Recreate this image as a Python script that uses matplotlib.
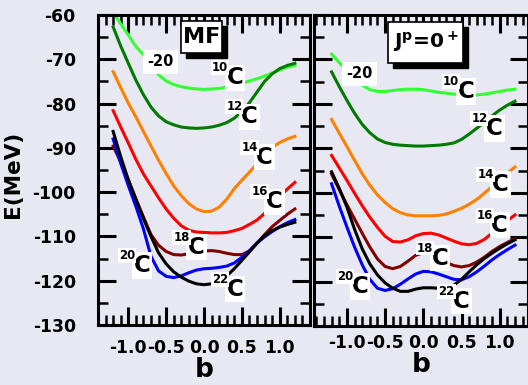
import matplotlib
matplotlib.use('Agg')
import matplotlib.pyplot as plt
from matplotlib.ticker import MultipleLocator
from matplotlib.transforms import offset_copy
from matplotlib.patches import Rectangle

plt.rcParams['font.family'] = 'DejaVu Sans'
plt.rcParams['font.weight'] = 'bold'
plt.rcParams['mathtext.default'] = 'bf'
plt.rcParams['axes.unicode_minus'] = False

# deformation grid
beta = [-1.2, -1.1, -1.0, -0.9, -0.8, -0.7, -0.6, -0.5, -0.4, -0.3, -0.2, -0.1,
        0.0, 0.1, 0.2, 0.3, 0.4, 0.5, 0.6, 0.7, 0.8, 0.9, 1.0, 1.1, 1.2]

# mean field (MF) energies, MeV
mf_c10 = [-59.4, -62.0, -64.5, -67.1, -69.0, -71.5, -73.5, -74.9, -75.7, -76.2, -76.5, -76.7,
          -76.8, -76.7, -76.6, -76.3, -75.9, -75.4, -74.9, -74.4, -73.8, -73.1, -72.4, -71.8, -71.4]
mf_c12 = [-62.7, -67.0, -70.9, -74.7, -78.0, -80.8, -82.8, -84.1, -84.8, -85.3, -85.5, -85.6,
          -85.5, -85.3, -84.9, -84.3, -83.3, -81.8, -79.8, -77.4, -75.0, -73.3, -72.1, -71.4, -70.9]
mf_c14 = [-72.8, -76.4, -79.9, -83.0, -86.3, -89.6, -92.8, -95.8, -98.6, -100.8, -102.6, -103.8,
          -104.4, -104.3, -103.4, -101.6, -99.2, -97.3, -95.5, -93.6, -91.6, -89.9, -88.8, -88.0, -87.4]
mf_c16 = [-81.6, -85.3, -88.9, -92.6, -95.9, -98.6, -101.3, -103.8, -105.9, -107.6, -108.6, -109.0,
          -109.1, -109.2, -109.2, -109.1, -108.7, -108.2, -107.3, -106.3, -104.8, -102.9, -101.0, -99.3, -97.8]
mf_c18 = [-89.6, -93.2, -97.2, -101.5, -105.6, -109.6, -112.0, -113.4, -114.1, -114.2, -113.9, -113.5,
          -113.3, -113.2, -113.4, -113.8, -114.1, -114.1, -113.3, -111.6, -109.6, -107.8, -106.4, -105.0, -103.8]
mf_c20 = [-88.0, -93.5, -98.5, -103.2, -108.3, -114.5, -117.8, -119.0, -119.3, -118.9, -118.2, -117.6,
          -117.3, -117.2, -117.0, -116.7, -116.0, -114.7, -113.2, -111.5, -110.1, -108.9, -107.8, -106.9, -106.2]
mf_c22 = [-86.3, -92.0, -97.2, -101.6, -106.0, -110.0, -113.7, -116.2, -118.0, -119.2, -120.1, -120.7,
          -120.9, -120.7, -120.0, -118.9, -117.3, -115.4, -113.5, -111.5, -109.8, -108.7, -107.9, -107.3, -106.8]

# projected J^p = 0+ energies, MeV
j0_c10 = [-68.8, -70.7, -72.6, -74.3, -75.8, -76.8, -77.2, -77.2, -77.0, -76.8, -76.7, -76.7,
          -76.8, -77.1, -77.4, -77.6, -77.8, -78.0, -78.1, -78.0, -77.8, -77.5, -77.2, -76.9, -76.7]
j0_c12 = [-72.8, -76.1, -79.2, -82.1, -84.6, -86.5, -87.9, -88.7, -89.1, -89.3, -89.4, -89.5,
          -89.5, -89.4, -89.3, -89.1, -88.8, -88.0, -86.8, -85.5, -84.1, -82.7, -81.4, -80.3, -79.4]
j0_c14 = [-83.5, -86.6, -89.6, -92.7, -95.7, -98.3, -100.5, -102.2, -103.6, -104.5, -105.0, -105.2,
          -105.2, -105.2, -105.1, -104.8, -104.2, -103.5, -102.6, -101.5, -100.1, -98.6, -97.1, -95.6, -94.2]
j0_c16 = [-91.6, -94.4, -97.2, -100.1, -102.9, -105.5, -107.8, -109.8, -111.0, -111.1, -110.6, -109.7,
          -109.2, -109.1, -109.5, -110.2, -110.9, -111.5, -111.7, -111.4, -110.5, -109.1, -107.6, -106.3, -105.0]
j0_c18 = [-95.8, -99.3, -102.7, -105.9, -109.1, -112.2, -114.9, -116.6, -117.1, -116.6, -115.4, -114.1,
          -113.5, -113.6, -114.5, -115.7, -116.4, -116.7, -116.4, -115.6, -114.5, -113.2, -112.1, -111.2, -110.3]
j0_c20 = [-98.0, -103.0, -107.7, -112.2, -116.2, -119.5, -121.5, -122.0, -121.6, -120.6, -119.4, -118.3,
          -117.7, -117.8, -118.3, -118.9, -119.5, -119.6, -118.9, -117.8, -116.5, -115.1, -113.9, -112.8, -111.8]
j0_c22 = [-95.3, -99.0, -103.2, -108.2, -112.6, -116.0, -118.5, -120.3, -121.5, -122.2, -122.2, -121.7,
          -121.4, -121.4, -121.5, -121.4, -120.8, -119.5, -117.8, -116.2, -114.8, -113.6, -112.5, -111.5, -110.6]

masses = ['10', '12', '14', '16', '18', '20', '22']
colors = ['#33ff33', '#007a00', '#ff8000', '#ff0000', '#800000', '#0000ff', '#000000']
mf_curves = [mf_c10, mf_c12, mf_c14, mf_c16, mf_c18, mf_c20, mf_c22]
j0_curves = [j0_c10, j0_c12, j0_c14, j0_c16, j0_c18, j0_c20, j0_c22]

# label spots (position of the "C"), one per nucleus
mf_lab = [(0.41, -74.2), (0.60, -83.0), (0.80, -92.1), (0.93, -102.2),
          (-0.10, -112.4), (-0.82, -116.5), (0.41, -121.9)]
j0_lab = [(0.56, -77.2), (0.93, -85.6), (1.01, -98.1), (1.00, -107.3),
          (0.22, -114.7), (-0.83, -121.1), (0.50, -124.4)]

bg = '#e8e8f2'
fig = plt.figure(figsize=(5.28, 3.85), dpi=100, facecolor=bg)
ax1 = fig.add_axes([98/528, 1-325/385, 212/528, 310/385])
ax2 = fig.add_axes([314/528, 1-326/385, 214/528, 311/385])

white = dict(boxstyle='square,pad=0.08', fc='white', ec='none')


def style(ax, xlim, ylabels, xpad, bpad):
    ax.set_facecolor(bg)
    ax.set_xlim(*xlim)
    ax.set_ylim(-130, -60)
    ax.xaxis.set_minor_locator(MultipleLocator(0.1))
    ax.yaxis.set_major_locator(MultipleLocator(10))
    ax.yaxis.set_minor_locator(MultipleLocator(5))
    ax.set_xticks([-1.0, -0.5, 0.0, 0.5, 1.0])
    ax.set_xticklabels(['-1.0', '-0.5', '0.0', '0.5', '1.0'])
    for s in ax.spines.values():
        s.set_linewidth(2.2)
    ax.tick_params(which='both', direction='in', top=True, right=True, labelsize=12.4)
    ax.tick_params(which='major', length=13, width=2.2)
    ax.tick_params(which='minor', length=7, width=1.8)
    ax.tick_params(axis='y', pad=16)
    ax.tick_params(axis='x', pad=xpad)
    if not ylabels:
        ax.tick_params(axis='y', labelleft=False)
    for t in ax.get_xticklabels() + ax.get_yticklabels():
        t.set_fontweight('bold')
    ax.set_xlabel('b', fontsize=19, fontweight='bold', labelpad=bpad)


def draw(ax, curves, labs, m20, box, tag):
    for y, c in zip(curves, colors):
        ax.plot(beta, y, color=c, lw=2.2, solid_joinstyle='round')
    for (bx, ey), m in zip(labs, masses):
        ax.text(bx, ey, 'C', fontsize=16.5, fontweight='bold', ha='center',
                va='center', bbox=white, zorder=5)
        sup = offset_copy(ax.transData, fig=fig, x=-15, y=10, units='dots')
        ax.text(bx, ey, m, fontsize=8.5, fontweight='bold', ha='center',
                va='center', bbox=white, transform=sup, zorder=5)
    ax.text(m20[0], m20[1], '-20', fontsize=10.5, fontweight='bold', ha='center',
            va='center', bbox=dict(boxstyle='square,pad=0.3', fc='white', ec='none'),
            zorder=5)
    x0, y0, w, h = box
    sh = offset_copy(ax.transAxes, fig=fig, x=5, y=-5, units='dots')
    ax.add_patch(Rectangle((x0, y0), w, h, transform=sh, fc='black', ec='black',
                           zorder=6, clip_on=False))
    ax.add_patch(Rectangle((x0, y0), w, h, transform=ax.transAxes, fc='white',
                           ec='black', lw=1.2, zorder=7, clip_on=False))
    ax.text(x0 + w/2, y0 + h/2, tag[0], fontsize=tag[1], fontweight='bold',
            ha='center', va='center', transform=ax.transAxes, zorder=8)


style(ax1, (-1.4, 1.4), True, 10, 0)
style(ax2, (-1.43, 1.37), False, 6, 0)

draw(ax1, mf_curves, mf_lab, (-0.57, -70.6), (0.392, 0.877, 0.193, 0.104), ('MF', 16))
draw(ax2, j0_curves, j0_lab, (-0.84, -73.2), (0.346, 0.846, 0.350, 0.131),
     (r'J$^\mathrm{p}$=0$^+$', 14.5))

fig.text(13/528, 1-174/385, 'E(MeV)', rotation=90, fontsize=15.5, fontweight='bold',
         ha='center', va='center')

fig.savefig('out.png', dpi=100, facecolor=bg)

--

• [SET EXERCISE]: From the first line of the listing above, repeat every line through the one holding "1.0, 1.1, 1.2]". Both ends count, and pictures stay out.

• [RESPONSE TO THE EXERCISE]:
Recreate this image as a Python script that uses matplotlib.
import matplotlib
matplotlib.use('Agg')
import matplotlib.pyplot as plt
from matplotlib.ticker import MultipleLocator
from matplotlib.transforms import offset_copy
from matplotlib.patches import Rectangle

plt.rcParams['font.family'] = 'DejaVu Sans'
plt.rcParams['font.weight'] = 'bold'
plt.rcParams['mathtext.default'] = 'bf'
plt.rcParams['axes.unicode_minus'] = False

# deformation grid
beta = [-1.2, -1.1, -1.0, -0.9, -0.8, -0.7, -0.6, -0.5, -0.4, -0.3, -0.2, -0.1,
        0.0, 0.1, 0.2, 0.3, 0.4, 0.5, 0.6, 0.7, 0.8, 0.9, 1.0, 1.1, 1.2]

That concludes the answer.